1.11.07

Ideias mestras

"Só me sinto longe de certas orientações da moda, que seduzem por isso alguns jovens geógrafos, de uma Geografia humana que estuda relações isoladas em espaços teóricos e abstractos, quando não há implantação ou actividade humana (mesmo a espiritual) de todo desligada de um quadro físico que a sustenta e em larga parte condiciona. [...]. A minha Geografia humana – ou antes, a face humana da Geografia – é feita com todos os sentidos: a visão que abrange os conjuntos e discerne e analisa pormenores significativos, o ouvido que surpreende o tilintar distante do rebanho ou o barulho agressivo da circulação mecânica, o cantar dos galos que anuncia o lugar próximo ou o silêncio de aldeias hindus, onde não se criam animais para o pecado de matá-los, o odor inconfundível dos bazares muçulmanos, composto principalmente do aroma das especiarias, que também se sente nos mercados do Brasil ou do México, o cheiro a mijo do deserto por onde passou ou acampou a caravana, o fartum estival da multidão comprimida no metropolitano, o incomparável acetinado das peles pretas sobre que tantas vezes estala o chicote [...], os sabores da cozinha popular, onde, como na Bahía, se combinam ingredientes originários das três partes do mundo – ponto de partida para o estudo de encontro e sedimentação de civilizações.
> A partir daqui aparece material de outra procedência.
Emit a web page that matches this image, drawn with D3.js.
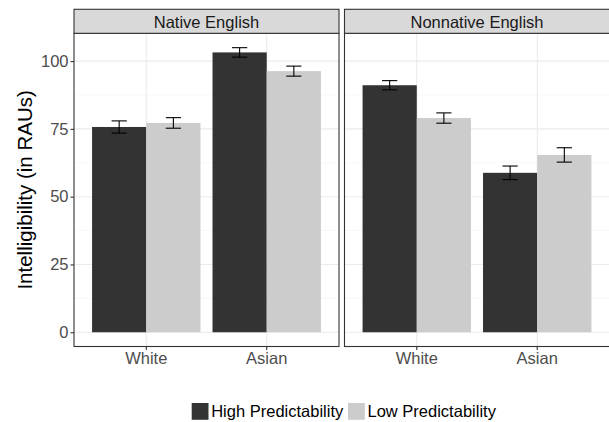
<!DOCTYPE html>
<html>
<head>
<meta charset="utf-8">
<script src="https://cdn.jsdelivr.net/npm/d3@7"></script>
<style>
  html, body { margin: 0; padding: 0; background: #fff; }
  svg { display: block; font-family: "Liberation Sans", Arial, sans-serif; }
</style>
</head>
<body>
<svg id="chart" width="609" height="422"></svg>
<script>
// ---- data ----
const panels = ["Native English", "Nonnative English"];
const categories = ["White", "Asian"];
const series = ["High Predictability", "Low Predictability"];
const seriesColors = ["#333333", "#cccccc"];
const yTicks = [0, 25, 50, 75, 100];
const yMinorTicks = [12.5, 37.5, 62.5, 87.5];

// means per panel, per category
const nativeHigh = [75.7, 103.2];
const nativeLow = [77.2, 96.3];
const nonnativeHigh = [91.1, 58.8];
const nonnativeLow = [79.0, 65.4];
// standard errors (half-length of error bars)
const nativeHighSE = [2.25, 1.75];
const nativeLowSE = [1.95, 1.85];
const nonnativeHighSE = [1.7, 2.5];
const nonnativeLowSE = [1.9, 2.65];

const panelData = [
  { means: [nativeHigh, nativeLow], se: [nativeHighSE, nativeLowSE] },
  { means: [nonnativeHigh, nonnativeLow], se: [nonnativeHighSE, nonnativeLowSE] }
];

// ---- layout ----
const svg = d3.select("#chart");
const panelTop = 33.3, panelBottom = 346.5, stripTop = 9.3;
const panelX = [[74, 339], [344.5, 609.5]];
const drawRight = [339, 611];

const y = d3.scaleLinear().domain([-5.25, 110.25]).range([panelBottom, panelTop]);

panels.forEach((pname, pi) => {
  const [x0, x1] = panelX[pi];
  const xr = drawRight[pi];
  const x = d3.scaleBand().domain(categories).range([x0, x1]).paddingInner(0.1).paddingOuter(0.15);
  const xs = d3.scaleBand().domain(series).range([0, x.bandwidth()]);
  const g = svg.append("g");

  // background
  g.append("rect").attr("x", x0).attr("y", panelTop).attr("width", xr - x0).attr("height", panelBottom - panelTop).attr("fill", "#fff");

  // minor grid
  g.selectAll(".minor").data(yMinorTicks).enter().append("line")
    .attr("x1", x0).attr("x2", xr).attr("y1", d => y(d)).attr("y2", d => y(d))
    .attr("stroke", "#f3f3f3").attr("stroke-width", 0.7);
  // major grid
  g.selectAll(".major").data(yTicks).enter().append("line")
    .attr("x1", x0).attr("x2", xr).attr("y1", d => y(d)).attr("y2", d => y(d))
    .attr("stroke", "#ebebeb").attr("stroke-width", 1.1);
  g.selectAll(".vmajor").data(categories).enter().append("line")
    .attr("x1", d => x(d) + x.bandwidth() / 2).attr("x2", d => x(d) + x.bandwidth() / 2)
    .attr("y1", panelTop).attr("y2", panelBottom)
    .attr("stroke", "#ebebeb").attr("stroke-width", 1.1);

  // bars & error bars
  const pd = panelData[pi];
  series.forEach((s, si) => {
    categories.forEach((c, ci) => {
      const m = pd.means[si][ci], e = pd.se[si][ci];
      const bx = x(c) + xs(s);
      g.append("rect").attr("x", bx).attr("y", y(m))
        .attr("width", xs.bandwidth()).attr("height", y(0) - y(m))
        .attr("fill", seriesColors[si]);
      const cx = bx + xs.bandwidth() / 2;
      const hw = xs.bandwidth() * 0.14;
      const eg = g.append("g").attr("stroke", "#000").attr("stroke-width", 1.1).attr("fill", "none");
      eg.append("line").attr("x1", cx).attr("x2", cx).attr("y1", y(m + e)).attr("y2", y(m - e));
      eg.append("line").attr("x1", cx - hw).attr("x2", cx + hw).attr("y1", y(m + e)).attr("y2", y(m + e));
      eg.append("line").attr("x1", cx - hw).attr("x2", cx + hw).attr("y1", y(m - e)).attr("y2", y(m - e));
    });
  });

  // panel border
  g.append("rect").attr("x", x0).attr("y", panelTop).attr("width", xr - x0).attr("height", panelBottom - panelTop)
    .attr("fill", "none").attr("stroke", "#333333").attr("stroke-width", 1.1);

  // strip
  g.append("rect").attr("x", x0).attr("y", stripTop).attr("width", xr - x0).attr("height", panelTop - stripTop)
    .attr("fill", "#d9d9d9").attr("stroke", "#333333").attr("stroke-width", 1.1);
  g.append("text").attr("x", (x0 + x1) / 2).attr("y", 27.8).attr("text-anchor", "middle")
    .attr("font-size", 16.5).attr("fill", "#1a1a1a").text(pname);

  // x axis
  const xAxis = d3.axisBottom(x).tickSize(3.5).tickPadding(4);
  const ax = g.append("g").attr("transform", `translate(0,${panelBottom})`).call(xAxis);
  ax.select(".domain").remove();
  ax.selectAll(".tick line").attr("stroke", "#333333").attr("stroke-width", 1.1);
  ax.selectAll(".tick text").attr("font-size", 16.5).attr("fill", "#4d4d4d")
    .attr("font-family", "Liberation Sans, Arial, sans-serif").attr("dy", null).attr("y", 17.5);
});

// y axis (left panel only)
const yAxis = d3.axisLeft(y).tickValues(yTicks).tickSize(3.5).tickPadding(2);
const ay = svg.append("g").attr("transform", `translate(${panelX[0][0]},0)`).call(yAxis);
ay.select(".domain").remove();
ay.selectAll(".tick line").attr("stroke", "#333333").attr("stroke-width", 1.1);
ay.selectAll(".tick text").attr("font-size", 16.5).attr("fill", "#4d4d4d")
  .attr("font-family", "Liberation Sans, Arial, sans-serif");

// y title
svg.append("text")
  .attr("transform", `translate(32,${(panelTop + panelBottom) / 2}) rotate(-90)`)
  .attr("text-anchor", "middle").attr("font-size", 20.5).attr("fill", "#000")
  .text("Intelligibility (in RAUs)");

// legend
const legendX = [191.7, 348];
series.forEach((s, si) => {
  svg.append("rect").attr("x", legendX[si]).attr("y", 403).attr("width", 16.8).attr("height", 16.8)
    .attr("fill", seriesColors[si]);
  svg.append("text").attr("x", legendX[si] + 19.5).attr("y", 417.2).attr("font-size", 16.5)
    .attr("fill", "#000").text(s);
});
</script>
</body>
</html>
Homo sum: humani nihil a me alienum puto! Mas como tudo isto está longe da Teoria económica em que se inspira uma das correntes da Geografia humana, onde os homens se diluem em relações quantitativas ou geométricas abstractas – sem negar a precisão e a pertinência de algumas das suas análises. Mas, fiel às ideias mestras da minha vocação, procuro manter-me também fiel à minha juventude liberal e tolerante”.


Orlando Ribeiro

Memórias de um Geógrafo, 2003


Fotografia: Orlando Ribeiro, Ilha do Corvo, Açores

2 comments:

Anonymous said...

...e o espaço físico dessa geografia é também, como diria o mestre aquilino, a magia suspensa da luminosidade que se altera com as horas, os dias, as épocas do ano e com estas a nossa própria forma de olhar o físico geográfico atribuindo-lhe todas as variáveis humanas de evoluir sempre num espaço novo.
Pensei que a paisa seria por mais tempo, mas ainda bem que voltaste.

Júlia Galego said...

É sempre muito bom reler O. Ribeiro. Tão esquecido, mas tão importante!